Some insurers say they're more likely to stay on the insurance exchanges now that a penalty against failing to report the number of severely ill patients they have has been lifted.
The Trump administration last week said it would not enforce an Affordable Care Act provision meant to prevent insurers from cherry-picking the healthiest members. The law's risk-adjustment program allowed companies that cover people with complex health conditions to receive money from insurers that have generally healthier members.
"We think an additional pilot year without financial penalties will ultimately help issuers better operationalize the program—and will eliminate yet another area of financial uncertainty for the coming year," said Meg Murray, CEO of the Association for Community Affiliated Plans. Nonetheless, insurance giant Aetna plans to fully withdraw from the exchange market in 2018.

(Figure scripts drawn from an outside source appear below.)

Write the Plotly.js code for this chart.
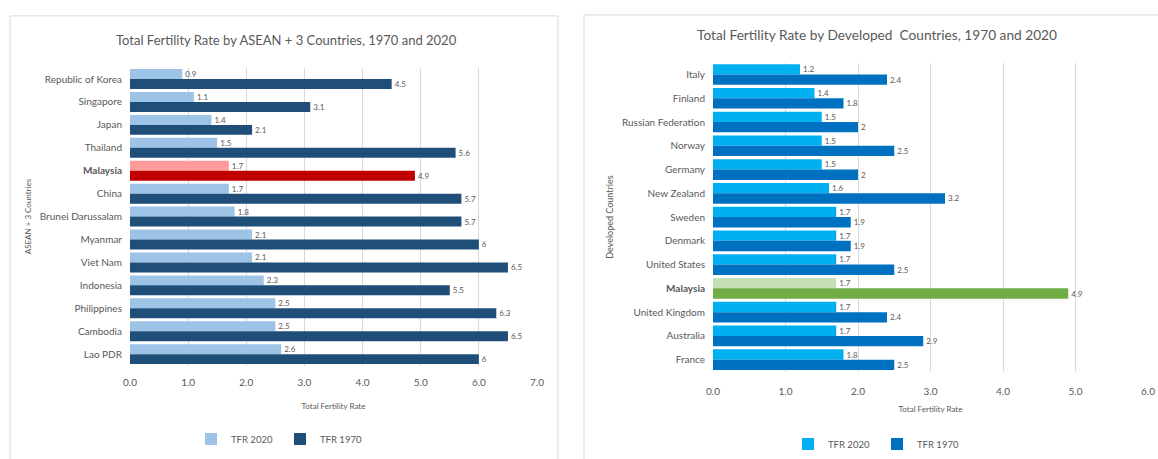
<!DOCTYPE html>
<html>
<head>
<meta charset="utf-8">
<script src="https://cdn.plot.ly/plotly-3.0.1.min.js"></script>
<style>html,body{margin:0;padding:0;background:#fff;}#chart{width:1158px;height:459px;}</style>
</head>
<body>
<div id="chart"></div>
<script>
// ---- Data: ASEAN + 3 ----
const aseanCountries = ["Republic of Korea","Singapore","Japan","Thailand","Malaysia","China","Brunei Darussalam","Myanmar","Viet Nam","Indonesia","Philippines","Cambodia","Lao PDR"];
const aseanTFR2020 = [0.9,1.1,1.4,1.5,1.7,1.7,1.8,2.1,2.1,2.3,2.5,2.5,2.6];
const aseanTFR1970 = [4.5,3.1,2.1,5.6,4.9,5.7,5.7,6,6.5,5.5,6.3,6.5,6];

// ---- Data: Developed ----
const devCountries = ["Italy","Finland","Russian Federation","Norway","Germany","New Zealand","Sweden","Denmark","United States","Malaysia","United Kingdom","Australia","France"];
const devTFR2020 = [1.2,1.4,1.5,1.5,1.5,1.6,1.7,1.7,1.7,1.7,1.7,1.7,1.8];
const devTFR1970 = [2.4,1.8,2,2.5,2,3.2,1.9,1.9,2.5,4.9,2.4,2.9,2.5];

const tickVals = [0,1,2,3,4,5,6,7];
const leftTickText = ["0.0","1.0","2.0","3.0","4.0","5.0","6.0","7.0"];
const rightTickVals = [0,1,2,3,4,5,6];
const rightTickText = ["0.0","1.0","2.0","3.0","4.0","5.0","6.0"];

const W = 1158, H = 459;
const px = x => x / W;
const py = y => 1 - y / H;
const FONT = "Lato, 'Open Sans', sans-serif";
const GRAY = "#595959";

function colors(cats, base, hi) { return cats.map(c => c === "Malaysia" ? hi : base); }
function labels(cats) { return cats.map(c => c === "Malaysia" ? "<b>Malaysia</b>" : c); }
function txt(vals) { return vals.map(v => String(v)); }

const common = {
  type: "bar", orientation: "h",
  textposition: "outside", constraintext: "none", cliponaxis: false,
  textfont: {family: FONT, size: 8, color: GRAY},
  hoverinfo: "x+y"
};

const traces = [
  Object.assign({}, common, {
    name: "TFR 2020", x: aseanTFR2020, y: aseanCountries, text: txt(aseanTFR2020),
    marker: {color: colors(aseanCountries, "#9DC3E6", "#FF9B9B")},
    xaxis: "x", yaxis: "y", legend: "legend"
  }),
  Object.assign({}, common, {
    name: "TFR 1970", x: aseanTFR1970, y: aseanCountries, text: txt(aseanTFR1970),
    marker: {color: colors(aseanCountries, "#1F4E79", "#C00000")},
    xaxis: "x", yaxis: "y", legend: "legend"
  }),
  Object.assign({}, common, {
    name: "TFR 2020", x: devTFR2020, y: devCountries, text: txt(devTFR2020),
    marker: {color: colors(devCountries, "#00B0F0", "#C5E0B4")},
    xaxis: "x2", yaxis: "y2", legend: "legend2"
  }),
  Object.assign({}, common, {
    name: "TFR 1970", x: devTFR1970, y: devCountries, text: txt(devTFR1970),
    marker: {color: colors(devCountries, "#0070C0", "#70AD47")},
    xaxis: "x2", yaxis: "y2", legend: "legend2"
  })
];

const xCommon = {
  showgrid: true, gridcolor: "#D9D9D9", gridwidth: 1, zeroline: false,
  showline: false, ticks: "", automargin: false,
  tickfont: {family: FONT, size: 10, color: GRAY},
  fixedrange: true
};
const yCommon = {
  type: "category", autorange: "reversed", showgrid: false, zeroline: false,
  showline: false, ticks: "", automargin: false,
  tickfont: {family: FONT, size: 10, color: GRAY},
  ticklabelstandoff: 7, fixedrange: true
};

const legendCommon = {
  orientation: "h", xanchor: "center", yanchor: "middle",
  font: {family: FONT, size: 9.5, color: GRAY}, bgcolor: "rgba(0,0,0,0)",
  itemwidth: 30, entrywidth: 44, tracegroupgap: 0
};

const layout = {
  width: W, height: H,
  margin: {l: 0, r: 0, t: 0, b: 0},
  paper_bgcolor: "#ffffff", plot_bgcolor: "#ffffff",
  font: {family: FONT, color: GRAY},
  barmode: "group", bargap: 0.13, bargroupgap: 0,
  showlegend: true,
  xaxis: Object.assign({}, xCommon, {
    domain: [px(130), px(537)], range: [0, 7], anchor: "y",
    tickvals: tickVals, ticktext: leftTickText, ticklabelstandoff: 9,
    title: {text: "Total Fertility Rate", font: {family: FONT, size: 8, color: GRAY}, standoff: 16}
  }),
  yaxis: Object.assign({}, yCommon, {
    domain: [py(368), py(68)], anchor: "x",
    tickvals: aseanCountries, ticktext: labels(aseanCountries),
    title: {text: "ASEAN + 3 Countries", font: {family: FONT, size: 8, color: GRAY}, standoff: 6}
  }),
  xaxis2: Object.assign({}, xCommon, {
    domain: [px(713), px(1148)], range: [0, 6], anchor: "y2",
    tickvals: rightTickVals, ticktext: rightTickText, ticklabelstandoff: 12,
    title: {text: "Total Fertility Rate", font: {family: FONT, size: 8, color: GRAY}, standoff: 10}
  }),
  yaxis2: Object.assign({}, yCommon, {
    domain: [py(374), py(63)], anchor: "x2",
    tickvals: devCountries, ticktext: labels(devCountries),
    title: {text: "Developed Countries", font: {family: FONT, size: 9, color: GRAY}, standoff: 6}
  }),
  legend: Object.assign({}, legendCommon, {x: px(280), y: py(442)}),
  legend2: Object.assign({}, legendCommon, {x: px(877), y: py(447)}),
  annotations: [
    {text: "Total Fertility Rate by ASEAN + 3 Countries, 1970 and 2020", xref: "paper", yref: "paper",
     x: px(286), y: py(40), xanchor: "center", yanchor: "middle", showarrow: false,
     font: {family: FONT, size: 13, color: GRAY}},
    {text: "Total Fertility Rate by Developed  Countries, 1970 and 2020", xref: "paper", yref: "paper",
     x: px(877), y: py(35), xanchor: "center", yanchor: "middle", showarrow: false,
     font: {family: FONT, size: 13.7, color: GRAY}}
  ],
  shapes: [
    {type: "rect", xref: "paper", yref: "paper", x0: px(10), x1: px(558), y0: py(470), y1: py(16),
     line: {color: "#D9D9D9", width: 1}, fillcolor: "rgba(0,0,0,0)", layer: "below"},
    {type: "rect", xref: "paper", yref: "paper", x0: px(584), x1: px(1170), y0: py(470), y1: py(15),
     line: {color: "#D9D9D9", width: 1}, fillcolor: "rgba(0,0,0,0)", layer: "below"}
  ]
};

Plotly.newPlot("chart", traces, layout, {displayModeBar: false, responsive: false});
</script>
</body>
</html>
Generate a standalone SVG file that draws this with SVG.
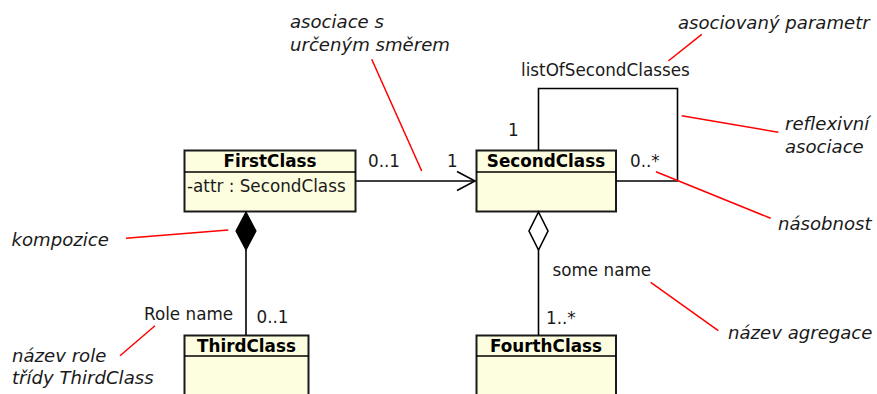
<svg xmlns="http://www.w3.org/2000/svg" width="877" height="394" viewBox="0 0 877 394">
<style>
text{font-family:"DejaVu Sans",sans-serif;font-size:16.8px;fill:#1a1a1a}
.b{font-weight:bold;text-anchor:middle;fill:#000}
.i{font-style:italic;font-size:18.1px}
.box{fill:#fdfde0;stroke:#1a1a1a;stroke-width:2}
.ln{fill:none;stroke:#000;stroke-width:1.6}
.red{fill:none;stroke:#f00;stroke-width:1.5}
</style>
<rect width="877" height="394" fill="#fff"/>
<g id="FirstClass">
<rect class="box" x="184.5" y="150.5" width="171" height="61"/>
<line class="ln" x1="184.5" y1="172" x2="355.5" y2="172" stroke-width="1.6"/>
<text class="b" x="270" y="167">FirstClass</text>
<text x="187" y="192">-attr : SecondClass</text>
</g>
<g id="SecondClass">
<rect class="box" x="476.5" y="150.5" width="139.5" height="61"/>
<line class="ln" x1="476.5" y1="172" x2="616" y2="172"/>
<text class="b" x="546" y="167">SecondClass</text>
</g>
<g id="ThirdClass">
<rect class="box" x="184.5" y="335.5" width="124" height="70"/>
<line class="ln" x1="184.5" y1="356" x2="308.5" y2="356"/>
<text class="b" x="246.5" y="352">ThirdClass</text>
</g>
<g id="FourthClass">
<rect class="box" x="476.5" y="335.5" width="139.5" height="70"/>
<line class="ln" x1="476.5" y1="356" x2="616" y2="356"/>
<text class="b" x="546" y="352">FourthClass</text>
</g>
<g id="connectors">
<line class="ln" x1="356" y1="181" x2="475" y2="181"/>
<polyline class="ln" points="457,171.5 475,181 457,190.5"/>
<path class="ln" d="M538.5,150.5 V88.5 H677.5 V181 H616"/>
<polygon points="246,212 256,231 246,250 236,231" fill="#000" stroke="#000" stroke-width="1.2"/>
<line class="ln" x1="246" y1="250" x2="246" y2="335"/>
<polygon points="538.5,212 548,231 538.5,250 529,231" fill="#fff" stroke="#000" stroke-width="1.6"/>
<line class="ln" x1="538.5" y1="250" x2="538.5" y2="335"/>
<text x="368" y="167">0..1</text>
<text x="447" y="167">1</text>
<text x="508" y="136">1</text>
<text x="630" y="167">0..*</text>
<text x="521" y="76">listOfSecondClasses</text>
<text x="144" y="320">Role name</text>
<text x="256.5" y="323">0..1</text>
<text x="552.5" y="276">some name</text>
<text x="546" y="324">1..*</text>
</g>
<g id="annotations">
<text class="i" x="290" y="27.5">asociace s</text>
<text class="i" x="290" y="51">určeným směrem</text>
<line class="red" x1="371.7" y1="59.3" x2="421.7" y2="171"/>
<text class="i" x="678" y="29">asociovaný parametr</text>
<line class="red" x1="701.7" y1="34.3" x2="668.3" y2="61"/>
<text class="i" x="785" y="130">reflexivní</text>
<text class="i" x="785" y="152.5">asociace</text>
<line class="red" x1="681.7" y1="115.7" x2="778.3" y2="132.3"/>
<text class="i" x="778" y="230">násobnost</text>
<line class="red" x1="656" y1="171.7" x2="770.7" y2="218.3"/>
<text class="i" x="11.5" y="246">kompozice</text>
<line class="red" x1="126" y1="238.3" x2="228.3" y2="230"/>
<text class="i" x="12" y="361.5">název role</text>
<text class="i" x="12" y="384">třídy ThirdClass</text>
<line class="red" x1="155" y1="325.7" x2="120" y2="355.7"/>
<text class="i" x="728" y="338.5">název agregace</text>
<line class="red" x1="650.7" y1="282.3" x2="718.3" y2="330.7"/>
</g>
</svg>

In 2015, Blue Shield of California received $182 million in payments under the risk-adjustment program. Health Net of California got $126 million and Blue Cross and Blue Shield of Florida got $369 million, federal data show.
The law required third-party auditors and HHS to confirm that plans receiving risk-adjustment payments do indeed have sicker patients. HHS has been collecting data from the plans but hasn't held them accountable for discrepancies.
The CMS, in a little-noticed memo released May 3, said it would delay penalties for a year, until 2018.
That allows plans to incorporate key processes, procedures and technical changes, said Jeffery Drozda, CEO of the Louisiana Association of Health Plans.
Ceci Connolly, CEO of the Alliance of Community Health Plans, said some insurers don't have federal data on the accuracy of their claims. "It hasn't been possible to review lessons learned and strengthen the collection and reporting of diagnoses for risk adjustment," she said. "That's critical, given the importance of accurate diagnosis coding in determining payments and the benefit packages that plans can offer to enrollees."